> Work to be completed
Exactly and only the lines from the first entry through the line with "Chart.register(...registerables);" should be copied, both ends included, with no pictures.

> Items
┌──

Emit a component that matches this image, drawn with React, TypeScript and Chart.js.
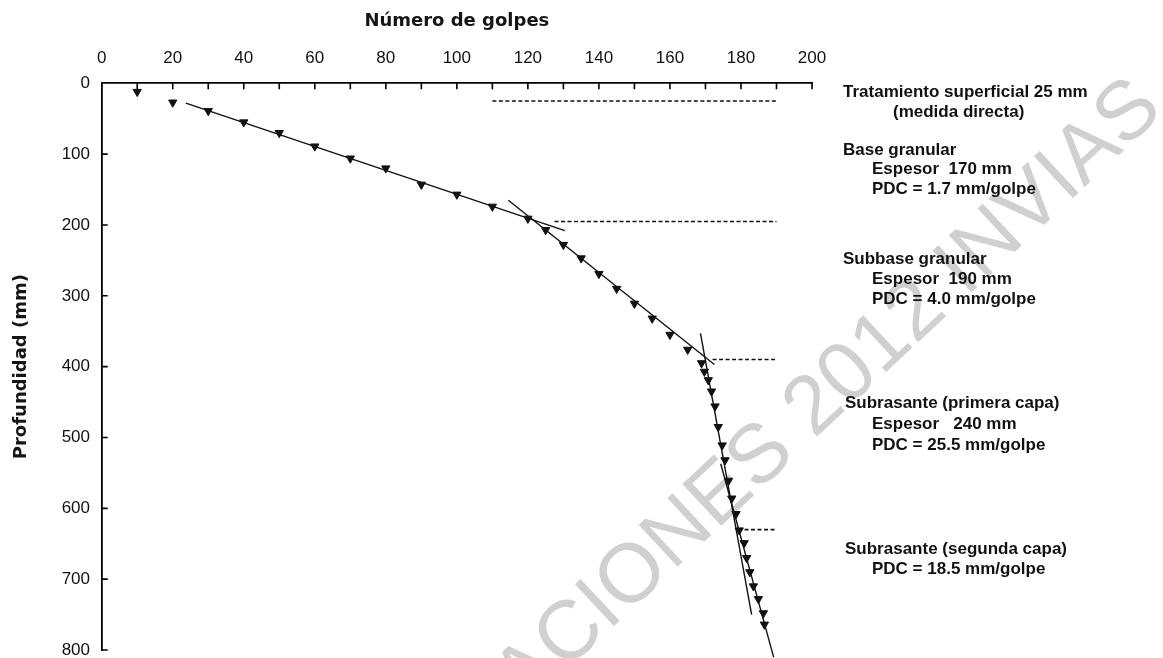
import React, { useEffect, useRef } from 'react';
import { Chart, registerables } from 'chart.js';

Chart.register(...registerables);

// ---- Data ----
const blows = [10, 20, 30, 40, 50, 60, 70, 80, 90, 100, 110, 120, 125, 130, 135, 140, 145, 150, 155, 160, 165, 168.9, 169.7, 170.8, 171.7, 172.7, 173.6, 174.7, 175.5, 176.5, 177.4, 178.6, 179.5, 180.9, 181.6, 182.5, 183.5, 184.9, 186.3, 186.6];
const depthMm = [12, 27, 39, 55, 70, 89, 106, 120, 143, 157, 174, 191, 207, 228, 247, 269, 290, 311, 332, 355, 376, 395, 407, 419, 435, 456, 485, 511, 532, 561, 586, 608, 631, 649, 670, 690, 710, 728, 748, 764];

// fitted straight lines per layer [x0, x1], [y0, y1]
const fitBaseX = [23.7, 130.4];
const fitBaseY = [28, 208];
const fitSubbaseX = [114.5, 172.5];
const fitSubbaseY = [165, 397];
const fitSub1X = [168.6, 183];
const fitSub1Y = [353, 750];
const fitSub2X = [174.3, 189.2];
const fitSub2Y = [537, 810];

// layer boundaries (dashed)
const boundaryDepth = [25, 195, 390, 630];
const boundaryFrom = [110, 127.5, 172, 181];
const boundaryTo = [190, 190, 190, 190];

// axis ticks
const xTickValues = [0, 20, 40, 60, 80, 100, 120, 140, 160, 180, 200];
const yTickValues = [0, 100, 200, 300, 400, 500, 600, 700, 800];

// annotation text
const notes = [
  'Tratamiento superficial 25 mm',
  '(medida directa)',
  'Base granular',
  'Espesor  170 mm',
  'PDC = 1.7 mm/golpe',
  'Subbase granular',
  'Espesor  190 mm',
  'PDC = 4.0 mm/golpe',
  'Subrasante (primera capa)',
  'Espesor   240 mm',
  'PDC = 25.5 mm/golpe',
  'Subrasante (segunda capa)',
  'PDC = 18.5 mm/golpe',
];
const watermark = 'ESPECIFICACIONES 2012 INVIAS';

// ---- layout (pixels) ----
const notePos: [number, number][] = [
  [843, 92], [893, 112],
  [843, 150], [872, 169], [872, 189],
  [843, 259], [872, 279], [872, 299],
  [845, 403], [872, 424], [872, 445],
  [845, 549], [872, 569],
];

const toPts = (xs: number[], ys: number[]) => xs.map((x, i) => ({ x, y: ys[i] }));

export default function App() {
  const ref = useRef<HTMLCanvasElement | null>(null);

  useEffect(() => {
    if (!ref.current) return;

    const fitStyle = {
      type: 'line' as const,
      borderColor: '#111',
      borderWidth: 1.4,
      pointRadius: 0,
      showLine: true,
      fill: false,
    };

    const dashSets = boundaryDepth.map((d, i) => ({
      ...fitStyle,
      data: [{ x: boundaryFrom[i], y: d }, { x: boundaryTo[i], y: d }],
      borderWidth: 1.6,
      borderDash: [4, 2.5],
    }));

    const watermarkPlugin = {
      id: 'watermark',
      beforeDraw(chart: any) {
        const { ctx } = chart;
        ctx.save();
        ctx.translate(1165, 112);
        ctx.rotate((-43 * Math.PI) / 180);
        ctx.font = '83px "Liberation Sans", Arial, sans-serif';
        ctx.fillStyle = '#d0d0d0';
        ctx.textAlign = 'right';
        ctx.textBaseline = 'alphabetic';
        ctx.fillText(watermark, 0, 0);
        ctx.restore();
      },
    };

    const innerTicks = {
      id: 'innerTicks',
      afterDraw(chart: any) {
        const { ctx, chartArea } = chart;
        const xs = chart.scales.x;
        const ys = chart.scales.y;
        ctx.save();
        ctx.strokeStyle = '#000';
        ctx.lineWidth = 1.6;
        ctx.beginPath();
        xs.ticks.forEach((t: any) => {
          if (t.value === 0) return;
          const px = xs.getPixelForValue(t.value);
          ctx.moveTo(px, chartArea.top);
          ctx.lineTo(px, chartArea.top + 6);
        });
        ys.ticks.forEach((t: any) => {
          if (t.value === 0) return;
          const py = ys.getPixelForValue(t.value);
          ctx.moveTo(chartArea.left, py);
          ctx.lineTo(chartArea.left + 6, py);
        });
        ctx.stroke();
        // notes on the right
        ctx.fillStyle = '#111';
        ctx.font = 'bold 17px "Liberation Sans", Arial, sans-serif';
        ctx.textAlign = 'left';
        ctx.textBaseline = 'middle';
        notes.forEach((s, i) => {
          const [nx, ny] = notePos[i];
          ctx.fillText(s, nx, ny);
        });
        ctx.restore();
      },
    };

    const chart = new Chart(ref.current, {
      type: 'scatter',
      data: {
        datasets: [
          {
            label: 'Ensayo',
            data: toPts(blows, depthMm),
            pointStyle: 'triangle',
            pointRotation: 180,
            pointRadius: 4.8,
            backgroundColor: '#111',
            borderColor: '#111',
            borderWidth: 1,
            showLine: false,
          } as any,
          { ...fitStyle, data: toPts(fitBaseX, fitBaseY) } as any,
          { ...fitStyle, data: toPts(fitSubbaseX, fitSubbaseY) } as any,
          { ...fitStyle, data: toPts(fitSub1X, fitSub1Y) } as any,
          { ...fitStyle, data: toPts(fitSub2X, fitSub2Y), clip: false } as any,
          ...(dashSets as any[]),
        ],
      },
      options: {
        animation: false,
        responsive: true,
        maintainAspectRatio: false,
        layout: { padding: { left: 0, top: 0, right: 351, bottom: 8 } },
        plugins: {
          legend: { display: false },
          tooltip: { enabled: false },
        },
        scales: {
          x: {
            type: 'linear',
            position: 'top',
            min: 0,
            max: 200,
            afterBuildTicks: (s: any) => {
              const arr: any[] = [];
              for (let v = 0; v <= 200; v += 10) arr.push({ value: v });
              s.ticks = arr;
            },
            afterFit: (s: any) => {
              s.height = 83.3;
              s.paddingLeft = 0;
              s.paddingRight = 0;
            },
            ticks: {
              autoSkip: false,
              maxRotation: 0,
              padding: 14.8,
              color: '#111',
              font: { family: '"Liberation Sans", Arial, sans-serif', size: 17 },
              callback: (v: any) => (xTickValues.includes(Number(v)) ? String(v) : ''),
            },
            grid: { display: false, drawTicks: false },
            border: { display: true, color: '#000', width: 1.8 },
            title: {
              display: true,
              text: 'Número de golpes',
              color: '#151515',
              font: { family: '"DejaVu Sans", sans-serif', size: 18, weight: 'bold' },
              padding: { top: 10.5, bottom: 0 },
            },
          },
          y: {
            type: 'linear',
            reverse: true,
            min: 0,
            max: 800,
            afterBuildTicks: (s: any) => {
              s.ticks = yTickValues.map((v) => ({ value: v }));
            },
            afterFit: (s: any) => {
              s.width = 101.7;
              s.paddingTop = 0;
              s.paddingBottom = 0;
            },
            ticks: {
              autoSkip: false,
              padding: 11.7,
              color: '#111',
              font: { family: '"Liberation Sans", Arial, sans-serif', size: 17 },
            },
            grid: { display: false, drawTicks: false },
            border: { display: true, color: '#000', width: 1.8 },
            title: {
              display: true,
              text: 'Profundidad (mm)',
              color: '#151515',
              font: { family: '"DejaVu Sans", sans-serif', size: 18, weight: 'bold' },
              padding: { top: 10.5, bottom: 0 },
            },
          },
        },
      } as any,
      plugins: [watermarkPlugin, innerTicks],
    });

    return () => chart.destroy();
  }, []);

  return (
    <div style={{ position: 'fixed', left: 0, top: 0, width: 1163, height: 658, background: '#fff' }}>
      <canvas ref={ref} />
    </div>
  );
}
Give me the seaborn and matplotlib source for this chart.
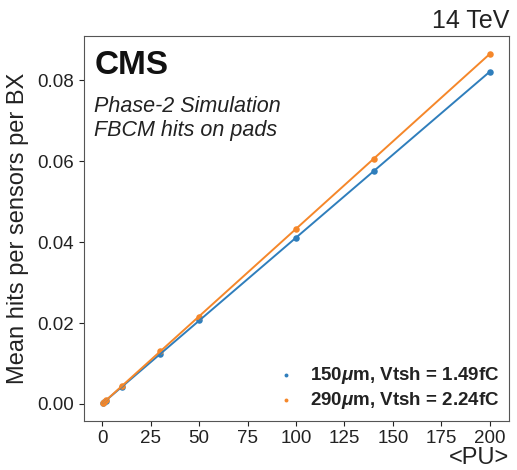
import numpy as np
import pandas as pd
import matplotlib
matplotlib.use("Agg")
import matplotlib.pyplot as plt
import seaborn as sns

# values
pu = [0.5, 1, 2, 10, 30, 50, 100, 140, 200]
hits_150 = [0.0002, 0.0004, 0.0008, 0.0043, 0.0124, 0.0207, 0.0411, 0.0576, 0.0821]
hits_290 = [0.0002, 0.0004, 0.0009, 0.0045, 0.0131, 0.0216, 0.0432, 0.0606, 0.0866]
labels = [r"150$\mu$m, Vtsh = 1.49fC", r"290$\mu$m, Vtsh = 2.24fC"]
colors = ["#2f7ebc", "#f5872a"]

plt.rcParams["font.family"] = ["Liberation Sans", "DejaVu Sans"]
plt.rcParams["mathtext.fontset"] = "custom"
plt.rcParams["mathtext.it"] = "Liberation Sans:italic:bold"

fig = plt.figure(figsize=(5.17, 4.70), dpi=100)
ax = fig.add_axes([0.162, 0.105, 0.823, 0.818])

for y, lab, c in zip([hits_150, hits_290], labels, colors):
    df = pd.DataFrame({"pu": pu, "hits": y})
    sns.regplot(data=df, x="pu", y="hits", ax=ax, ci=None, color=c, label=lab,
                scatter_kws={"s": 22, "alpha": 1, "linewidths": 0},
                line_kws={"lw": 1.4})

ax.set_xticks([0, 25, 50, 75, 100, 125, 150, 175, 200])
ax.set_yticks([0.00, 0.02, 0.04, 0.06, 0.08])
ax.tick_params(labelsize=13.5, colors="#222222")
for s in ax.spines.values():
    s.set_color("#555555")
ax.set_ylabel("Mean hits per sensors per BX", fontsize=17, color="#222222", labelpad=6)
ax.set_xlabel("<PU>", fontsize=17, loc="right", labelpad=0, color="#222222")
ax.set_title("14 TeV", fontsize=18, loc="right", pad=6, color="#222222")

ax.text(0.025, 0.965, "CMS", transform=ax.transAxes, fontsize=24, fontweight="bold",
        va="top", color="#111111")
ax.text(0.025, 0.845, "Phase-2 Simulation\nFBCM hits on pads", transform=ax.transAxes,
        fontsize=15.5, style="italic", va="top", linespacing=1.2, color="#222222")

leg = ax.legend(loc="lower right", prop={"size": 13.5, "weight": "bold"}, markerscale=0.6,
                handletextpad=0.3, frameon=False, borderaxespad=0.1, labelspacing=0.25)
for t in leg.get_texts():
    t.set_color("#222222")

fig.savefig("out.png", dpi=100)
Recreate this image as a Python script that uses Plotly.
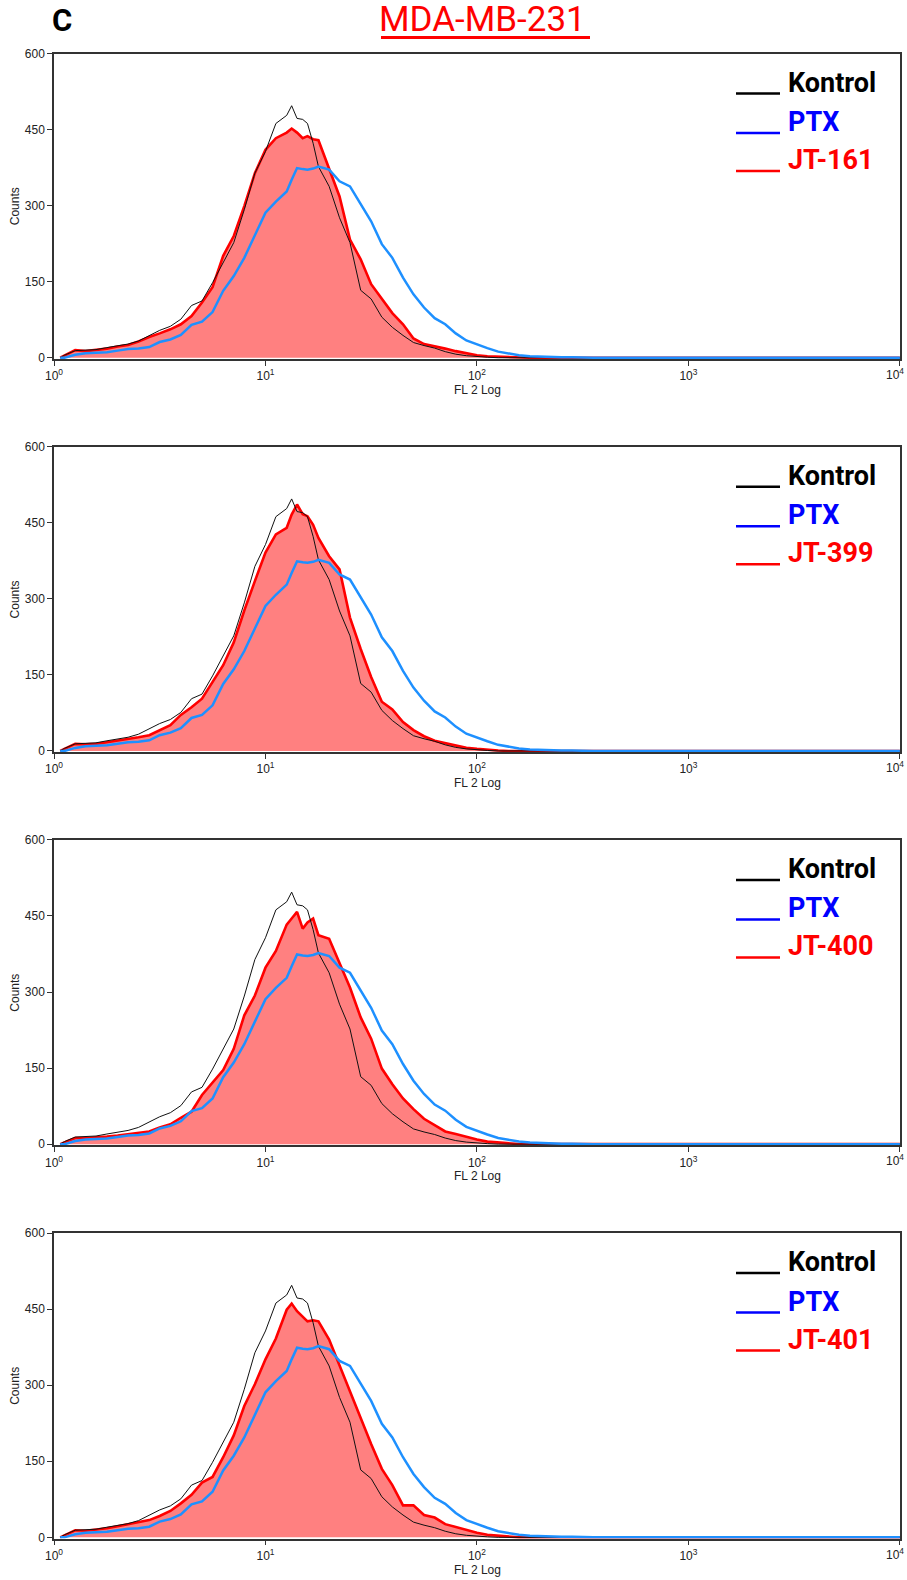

└──

> Result of this exercise
Emit a component that matches this image, drawn with React, TypeScript and Chart.js.
import React, { useEffect, useRef } from 'react';
import { Chart, registerables } from 'chart.js';

Chart.register(...registerables);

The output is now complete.